Underbelly, Cowgate. 14th - 28th August @ 8.30pm
When Women Wee – the girls were outrageous, hyper-enthusiastic, they wanted to come to my show, and they said nice things about my bosom.  I immediately felt as though I wanted to go and get pissed with them. By the end of the show I really did want to go and get pissed with them.  By then, though, we already had tickets for Briefs… ‘When Women Wee’ is a Dirty Stop-Out production performed by five girls and set in a nightclub toilet: a disturbingly accurate portayal of different women with their guard (and their pants) down.  Another highly recommended show.   

Briefs. In briefs
Underbelly, Cowgate. 14th - 28th August @ 11.00pm
Briefs – the flyer girl was pretty and enthusiastic. She liked my corset, so she knew I’d like the show. I did. A lot.  ‘Briefs’ are a Boylesque troupe from Queensland: we caught a preview show so although there were occasional moments where they needed a little polish, the twin spectacles of gorgeous male bodies and breathtaking feats of physical strength and skill more than made up for any minor technical mishaps.  Beautiful and talented, but also touching and human – so that’s all my boxes ticked. 
Gilded Balloon, Teviot. 14th - 29th August @ 12.30am.
    We got back to Lavender HQ at 3am.  Fifteen hours in heels. That’s enough.

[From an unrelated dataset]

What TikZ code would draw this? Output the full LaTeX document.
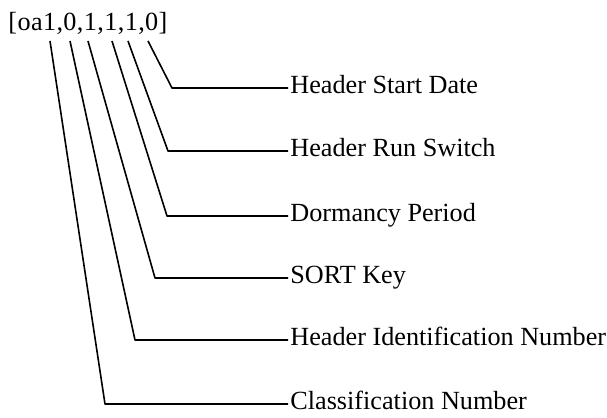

    Day 3: Friday 5 August, 2011
    Room for two more on top?
    Pie and Ale: d'ye want it? Aye, Blossom
    My first show day.  Screw the heels: I headed for the Royal Mile in corset, frilly pants and commuter boots.  I quickly gave up feeling stupid sitting on buses in knickers and purple wigs.  We flyered all day, and a fine one it was too – the elements smiled on us for a change. I met a Highlander and a lifelong fantasy got the better of me, this isn’t him but a girl can dream, can’t she?; a crowd of Zombies who provided a unique photo opportunity; and I managed to see ‘Counting Syllables’, which was an outstanding piece of free theatre, neatly presented, with almost as much social discomfort as Abigail’s Party.  Superb.  They kindly came to my show, too, so naturally I love them.  The Highlander also attended, armed to the teeth, and to him I am most grateful for his hearty approval of my Scottish accent in ‘Thane Glorious’.  The venue was completely full – what could be better? – with the audience spilling all the way up the stairs. Maybe it was the poetry, or maybe just the pants.
    Day 4: Saturday 6 August, 2011
    Despite our underpinning knowledge to the contrary, the previous day’s fine weather caught us out.  Lulled into good faith by the sunshine, we were ill-equipped for the downpour. The half-dozen brollies I had brought with me, to ensure I was sartorially co-ordinated at all times, remained in my suitcase with my fetching anorak.  While Ms Bee sought wet-weather solutions, I bravely continued to persuade the soggy masses of tourists that an evening of frisky poetry for ladies was exactly what they needed.  I didn’t do too badly: once again I met a great many wonderful people.  In August, one could fall in love a hundred times in a day on the Royal Mile.  
    Here’s the dear little tiny girl I met, who threw her arms round my legs in a huge hug until I cried. Here too is the uniquely talented Nob Stewart: I was unnerved by his crazy specs, initially, but his humour and warmth won me over.  He even offered to film my show, and I was sorry not to have the chance to thank him for it.  Thank goodness for social media.  One of my favourite EdFringe moments came as I was about to walk into Deacon Brodie’s tavern, out of the freezing cold and pissing rain: I was at a bit of a low ebb when a Frenchman, sheltering likewise from the rain, caught sight of me in my knicks and said, Now, I love Scotland.’
    Having caught the Pick of the Fringe earlier in the day (top picks Marcel Lucontmais oui, monsieur – and ‘The Table’ by Blind Summit Theatre company), we just made it back to the Gilded Balloon for Sweet FA – Fascinating Aida, with their ‘Cheap Flights’ show.  These ladies should be on the GCSE syllabus, if only to remind young people that they didn’t invent the word ‘f**k’, and that women don’t cease to exist after the age of thirty.  Damn it, I should be on the GCSE syllabus for the same reason. 
    © Miramax
    Photo: Hannah Lucy Stone
    The show finished at 7.45pm, and the ensuing mad dash through Tattoo traffic gave me my Velma Kelly moment: jumping out of a cab in the rain and running in for a quick change before taking to the stage (the similarity ended abruptly there, since I had neither murdered my sister nor married my grandpa).  Once again the show was fantastically well attended – this time with even more audience members standing outside listening at the door because the Renroc basement was crammed!  Ms Bee and I stayed once again to see ‘Anything to Declare?’ by the Gramophones (pictured). They did another marvellous performance, competing against the noise and bustle of some lively, some might say rowdy, guests. Beautiful, lovely girls, with a hilarious show which was all rather sweet and hockey-sticks – like the Mitfords but without the disturbing political ideas.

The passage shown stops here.